自分の作っているステージや音に酔っているように。
だけど、ほんとに酔っていたら、
人に見せるエンターテインメントなんてできないわけで。
自分の酔っているところを観察して、
次や次の次の時間を管理してる自分が必要だろ?
なんで、そんなことができるんだろうな」

「ああ、なんで?なんでだろ。
それはねぇ、バンドだってことがあると思う。
バンドのメンバーの出す音を、
完璧に信頼していられるのよ、いまは。
おれがいちいち契約書からなにからバッグに入れて、
お前の音が欲しいって口説いた連中だからね。
もう、力はわかってるし、彼らも、
ヤザワへの信頼を持ってる状態で練習とかして
集まってるからね、手を抜いてない。真剣なのよ。
だって、あいつら、俺のことをボスって呼んでないもん。
マジェスティーって(笑)。
そうだなぁ。完璧にバンドを信頼できる。酔える。
だから、すぱっと醒めていられるってことなんじゃないの」

この話だけは、どうしてもここに書きたかった。
音をだすバンドに信頼を置けると、酔える。
こんなことを、経験のなかで発見できている人間が、
どんなふうにサウンドをつくってきたかは、
容易に想像できる。
いま出すべき音は、矢沢永吉が観客に聴かせるべき音は、
どんなクオリティーであるべきかについて、
くそ真面目に追いかけてきたのだろう。
そして、その都度のヤザワのサウンドに、
その時代のファンが付いてきていた。
そう考えられるのではないか。
「マンネリのすごさって、わかるよね。
マンネリって、すごいのよ」

とエーちゃんが言ったとき、ぼくは、言葉尻を取った。

「でも、マンネリのふりをしながら、
別のものを出し続けてきたから、
おなじお客さんが『年をとってもエーちゃんが好き!』って
義理人情で通ってくるようなことにならなかった」

「実は、そうなのよ。
いつもおなじに見えてていいのよ、ヤザワのステージは。
でも、ほんとは違うんだ。

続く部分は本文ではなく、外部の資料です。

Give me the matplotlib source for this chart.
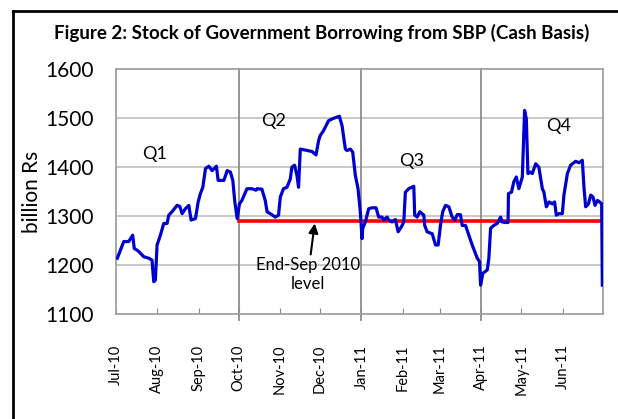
import matplotlib
matplotlib.use('Agg')
import matplotlib.pyplot as plt
import matplotlib.dates as mdates
from matplotlib.lines import Line2D
import pandas as pd

# data: days since 1 Jul 2010, stock in billion Rs
days = [1.0, 5.8, 9.5, 12.5, 13.7, 17.0, 20.8, 24.6, 27.0, 28.3, 29.5, 30.8, 33.3, 35.8,
        38.3, 39.6, 42.0, 45.8, 47.8, 49.6, 52.0, 54.6, 56.3, 59.6, 61.6, 63.3, 65.1, 67.1,
        69.6, 72.1, 75.3, 76.6, 80.9, 83.4, 85.8, 87.6, 89.1, 90.9, 92.6, 94.4, 98.2, 101.9,
        104.9, 105.7, 109.4, 111.9, 113.3, 116.9, 119.4, 121.9, 123.2, 125.6, 128.2, 130.7,
        131.9, 133.9, 135.7, 136.9, 138.2, 141.9, 147.0, 150.0, 151.9, 153.2, 155.7, 159.4,
        163.2, 167.5, 169.5, 172.0, 173.2, 175.7, 177.5, 179.5, 181.5, 183.2, 184.5, 185.0,
        187.0, 189.5, 192.0, 195.0, 197.0, 199.5, 200.7, 203.3, 204.5, 207.0, 209.5, 211.6,
        214.0, 215.8, 217.0, 219.5, 223.3, 224.0, 225.8, 227.8, 230.8, 231.5, 233.3, 237.1,
        239.6, 241.6, 243.3, 245.0, 247.1, 249.6, 252.1, 254.1, 255.9, 258.3, 259.6, 262.1,
        264.6, 267.1, 269.1, 270.9, 272.6, 273.4, 275.1, 278.4, 279.6, 280.9, 283.3, 285.9,
        288.4, 289.6, 292.1, 294.0, 294.3, 296.6, 298.3, 300.2, 302.1, 304.7, 306.4, 307.7,
        308.9, 310.9, 312.2, 314.7, 317.1, 319.7, 320.9, 322.7, 324.7, 327.2, 328.9, 330.2,
        332.2, 334.7, 335.9, 338.5, 340.9, 344.7, 347.2, 349.7, 351.0, 352.2, 354.3, 356.0,
        357.7, 359.2, 361.0, 362.7, 364.2, 364.7]
stock = [1214, 1248, 1248, 1261, 1234, 1228, 1217, 1214, 1210, 1166, 1169, 1241, 1261, 1285,
         1285, 1302, 1309, 1322, 1320, 1305, 1315, 1322, 1292, 1295, 1329, 1346, 1359, 1397,
         1402, 1393, 1402, 1373, 1373, 1393, 1390, 1373, 1329, 1295, 1325, 1332, 1356, 1356,
         1353, 1356, 1355, 1332, 1309, 1303, 1298, 1302, 1339, 1356, 1359, 1376,
         1400, 1404, 1383, 1359, 1437, 1435, 1432, 1425, 1454, 1465, 1475, 1495,
         1500, 1504, 1485, 1437, 1434, 1437, 1431, 1383, 1356, 1309, 1254, 1275,
         1288, 1315, 1317, 1317, 1298, 1298, 1292, 1298, 1292, 1288, 1293, 1268,
         1278, 1288, 1349, 1356, 1361, 1302, 1298, 1309, 1302, 1281, 1268, 1264,
         1241, 1241, 1281, 1309, 1322, 1319, 1298, 1292, 1303, 1303, 1281, 1281,
         1261, 1241, 1227, 1214, 1207, 1159, 1183, 1190, 1214, 1275, 1281, 1285,
         1298, 1288, 1287, 1287, 1346, 1349, 1370, 1380, 1356, 1380, 1516, 1499,
         1387, 1390, 1387, 1407, 1400, 1356, 1349, 1319, 1329, 1325, 1329, 1302,
         1305, 1305, 1343, 1387, 1404, 1412, 1409, 1414, 1356, 1319, 1325, 1343,
         1339, 1322, 1332, 1329, 1325, 1159]

start = pd.Timestamp('2010-07-01')
month_ticks = pd.date_range('2010-07-01', '2011-06-01', freq='MS')
end_sep_level = 1291
level_from = pd.Timestamp('2010-10-01')
level_to = pd.Timestamp('2011-07-01')
quarter_lines = ['2010-10-01', '2011-01-01', '2011-04-01']
quarter_labels = ['Q1', 'Q2', 'Q3', 'Q4']
quarter_label_pos = [('2010-07-30', 1427), ('2010-10-27', 1495), ('2011-02-08', 1413), ('2011-05-29', 1484)]

dates = [start + pd.Timedelta(days=d) for d in days]

plt.rcParams['font.family'] = ['Lato', 'DejaVu Sans']

fig = plt.figure(figsize=(6.18, 4.19), dpi=100)
ax = fig.add_axes([0.1877, 0.2506, 0.7876, 0.584])

gray = '#8c8c8c'
for y in [1200, 1300, 1400, 1500]:
    ax.axhline(y, color='#c4c4c4', lw=1.3, zorder=1)
for q in quarter_lines:
    ax.axvline(pd.Timestamp(q), ymin=-0.025, ymax=1, color=gray, lw=1.3, zorder=1, clip_on=False)

ax.plot([level_from, level_to], [end_sep_level, end_sep_level], color='#ff0000', lw=2.6, zorder=2)
ax.plot(dates, stock, color='#0000cc', lw=2.3, zorder=3)

for lab, (d, v) in zip(quarter_labels, quarter_label_pos):
    ax.text(pd.Timestamp(d), v, lab, fontsize=13, ha='center', va='center')

ax.annotate('End-Sep 2010\nlevel', xy=(pd.Timestamp('2010-11-27'), 1285),
            xytext=(pd.Timestamp('2010-11-22'), 1216), ha='center', va='top',
            fontsize=12, linespacing=1.25,
            arrowprops=dict(arrowstyle='-|>', color='black', lw=1.5, mutation_scale=14,
                            shrinkA=0, shrinkB=0))

ax.set_xlim(start, pd.Timestamp('2011-07-01'))
ax.set_ylim(1100, 1600)
ax.set_yticks([1100, 1200, 1300, 1400, 1500, 1600])
ax.tick_params(axis='y', length=0, pad=16, labelsize=15)
ax.set_xticks(month_ticks)
ax.xaxis.set_major_formatter(mdates.DateFormatter('%b-%y'))
ax.tick_params(axis='x', direction='in', length=4, color=gray, pad=22, labelsize=10.5,
               labelrotation=90)
for s in ax.spines.values():
    s.set_color('#a0a0a0')
    s.set_linewidth(1.3)
ax.set_ylabel('billion Rs', fontsize=15, labelpad=2)

fig.text(0.52, 0.921, 'Figure 2: Stock of Government Borrowing from SBP (Cash Basis)',
         fontsize=13.5, fontweight='bold', ha='center', va='center')

# outer frame (only left and top edge are inside the picture)
fig.add_artist(Line2D([0.021, 0.021], [0, 0.973], transform=fig.transFigure, color='black', lw=2))
fig.add_artist(Line2D([0.021, 1.0], [0.973, 0.973], transform=fig.transFigure, color='black', lw=2))

fig.savefig('out.png', dpi=100)
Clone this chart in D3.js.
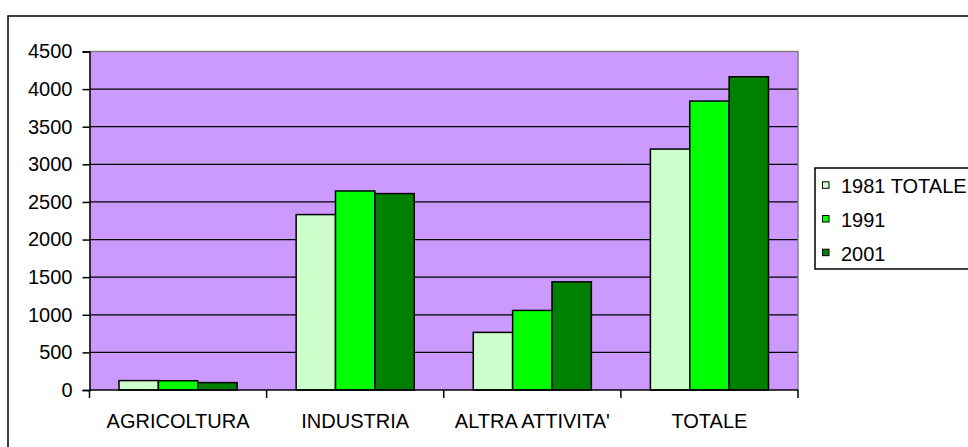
<!DOCTYPE html>
<html>
<head>
<meta charset="utf-8">
<script src="https://cdn.jsdelivr.net/npm/d3@7/dist/d3.min.js"></script>
<style>
  html, body { margin: 0; padding: 0; background: #ffffff; }
  svg { display: block; font-family: Arial, "Liberation Sans", sans-serif; }
</style>
</head>
<body>
<svg id="chart" width="968" height="447"></svg>
<script>
const categories = ["AGRICOLTURA", "INDUSTRIA", "ALTRA ATTIVITA'", "TOTALE"];
const seriesNames = ["1981 TOTALE", "1991", "2001"];
const values1981 = [125, 2332, 766, 3203];
const values1991 = [123, 2646, 1058, 3841];
const values2001 = [98, 2611, 1438, 4164];
const seriesColors = ["#CCFFCC", "#00FF00", "#008000"];
const yTicks = [0, 500, 1000, 1500, 2000, 2500, 3000, 3500, 4000, 4500];

const seriesValues = [values1981, values1991, values2001];

const svg = d3.select("#chart");
const plot = { left: 89.5, right: 798, top: 51.5, bottom: 390 };
const fontSize = 20;

// outer chart border
svg.append("rect")
  .attr("x", 8).attr("y", 16)
  .attr("width", 975).attr("height", 460)
  .attr("fill", "#ffffff").attr("stroke", "#000").attr("stroke-width", 1.5);

const x = d3.scaleBand().domain(categories).range([plot.left, plot.right]).paddingInner(0).paddingOuter(0);
const xs = d3.scaleBand().domain(seriesNames).range([0, x.bandwidth()]).paddingInner(0).paddingOuter(0.75);
const y = d3.scaleLinear().domain([0, 4500]).range([plot.bottom, plot.top]);

// plot background
svg.append("rect")
  .attr("x", plot.left).attr("y", plot.top)
  .attr("width", plot.right - plot.left).attr("height", plot.bottom - plot.top)
  .attr("fill", "#CC99FF").attr("stroke", "none");

// gridlines
svg.append("g").selectAll("line").data(yTicks.filter(t => t > 0 && t < 4500)).join("line")
  .attr("x1", plot.left).attr("x2", plot.right)
  .attr("y1", d => y(d)).attr("y2", d => y(d))
  .attr("stroke", "#000").attr("stroke-width", 1.2);

// plot border top/right (gray)
svg.append("path")
  .attr("d", `M${plot.left},${plot.top}H${plot.right}V${plot.bottom}`)
  .attr("fill", "none").attr("stroke", "#808080").attr("stroke-width", 1.5);

// bars
const groups = svg.append("g").selectAll("g").data(seriesNames).join("g")
  .attr("fill", (d, i) => seriesColors[i]);
groups.each(function(s, si) {
  d3.select(this).selectAll("rect").data(categories).join("rect")
    .attr("x", c => x(c) + xs(s))
    .attr("width", xs.bandwidth())
    .attr("y", (c, ci) => y(seriesValues[si][ci]))
    .attr("height", (c, ci) => y(0) - y(seriesValues[si][ci]))
    .attr("stroke", "#000").attr("stroke-width", 1.5);
});

// y axis
const yAxis = svg.append("g")
  .attr("transform", `translate(${plot.left},0)`)
  .call(d3.axisLeft(y).tickValues(yTicks).tickSize(7).tickPadding(10).tickFormat(d3.format("d")));
yAxis.select(".domain").attr("stroke", "#000").attr("stroke-width", 1.5);
yAxis.selectAll(".tick line").attr("stroke", "#000").attr("stroke-width", 1.5);
yAxis.selectAll(".tick text").attr("font-size", fontSize).attr("fill", "#000")
  .attr("font-family", "Arial, 'Liberation Sans', sans-serif");

// x axis
const catTicks = categories.map(c => x(c)).concat([plot.right]);
svg.append("line")
  .attr("x1", plot.left).attr("x2", plot.right)
  .attr("y1", plot.bottom).attr("y2", plot.bottom)
  .attr("stroke", "#000").attr("stroke-width", 1.5);
svg.append("g").selectAll("line").data(catTicks).join("line")
  .attr("x1", d => d).attr("x2", d => d)
  .attr("y1", plot.bottom).attr("y2", plot.bottom + 8)
  .attr("stroke", "#000").attr("stroke-width", 1.5);
svg.append("g").selectAll("text").data(categories).join("text")
  .attr("x", c => x(c) + x.bandwidth() / 2)
  .attr("y", 428)
  .attr("text-anchor", "middle")
  .attr("font-size", fontSize)
  .attr("fill", "#000")
  .text(c => c);

// legend
const legend = svg.append("g");
legend.append("rect")
  .attr("x", 815).attr("y", 168).attr("width", 170).attr("height", 101)
  .attr("fill", "#fff").attr("stroke", "#000").attr("stroke-width", 1.5);
const baselines = [193.3, 227, 260.7];
seriesNames.forEach((s, i) => {
  legend.append("rect")
    .attr("x", 822.5).attr("y", baselines[i] - 11.5)
    .attr("width", 6.5).attr("height", 6.5)
    .attr("fill", seriesColors[i]).attr("stroke", "#000").attr("stroke-width", 1);
  legend.append("text")
    .attr("x", 841).attr("y", baselines[i])
    .attr("font-size", fontSize).attr("fill", "#000")
    .text(s);
});
</script>
</body>
</html>
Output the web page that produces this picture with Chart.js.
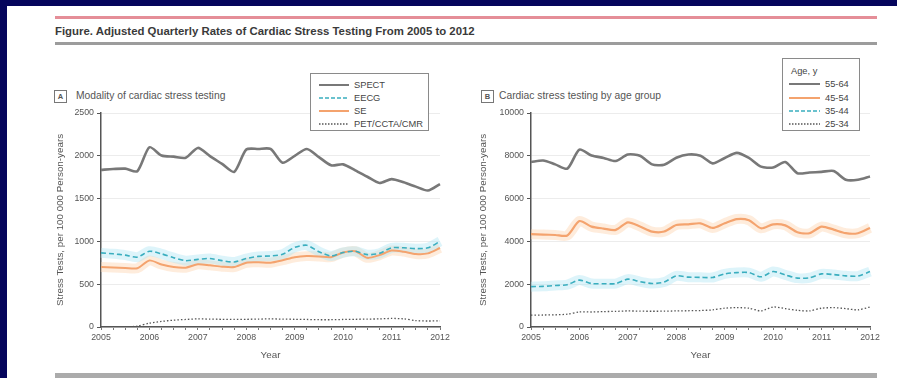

それがわかるやつは、
来年もくるし、トモダチにヤザワに行こうって、
堂々と言えるわけ」

「おなじエーちゃんの姿はしているけど、
血の入れ替えを続けてきたんだって、おれ、書いたよ」

「そうかもしんないね」

「おんなじヤザワが、ほんとに昔のままでやっていたら、
お客さんは、いないと思うな。もう、とっくに。
小さいライブハウスみたいなところで今年やったのも、
なんだか、
『いつでも、もう一度ゼロからスタートしても、大丈夫』
ってことを、自分に知らせているように見えたね」

「小さいところで、やってみたいって、
ずっと何年も思っていたのに、それを実際にやると、
武道館がいいなぁって、思っちゃうもんなんだよ。
それがわかっただけでも、やってよかったわ。
楽屋なんてないところ、やったもの。
キャクの通路と、俺の出てくところが同じでさ。
少し待ってから、開演して・・・
もう、前のほうのコなんて、酸欠でふうふういってる。
本気で大丈夫かよ、だったもん。
でも、よかったよ、やって。
抽選抽選で客入れたりして、だいぶ迷惑だったろうけど(笑)」

いつまでも変わらないスーパースターなんて、いない。
変わりたいように変わっていく人と、
変わりたくないのに変わってしまうことを嘆く人と、
きっと2種類がいるんだろう。
矢沢永吉がデビューして、四半世紀。
その間に、何人もの「飛ぶ鳥を落とす勢い」の
スターたちが登場して、変われなくて消えていった。
つまらない変わり方をして消えた星も数おおい。

「いまも、竹田さん(スタッフ)に言ってたんだけど。
くそ真面目は、強いね!」

「そうかもしれないね。くそ真面目は強いよ(笑)」

長くなりましたが、臨時の「脱線web革命」終わります。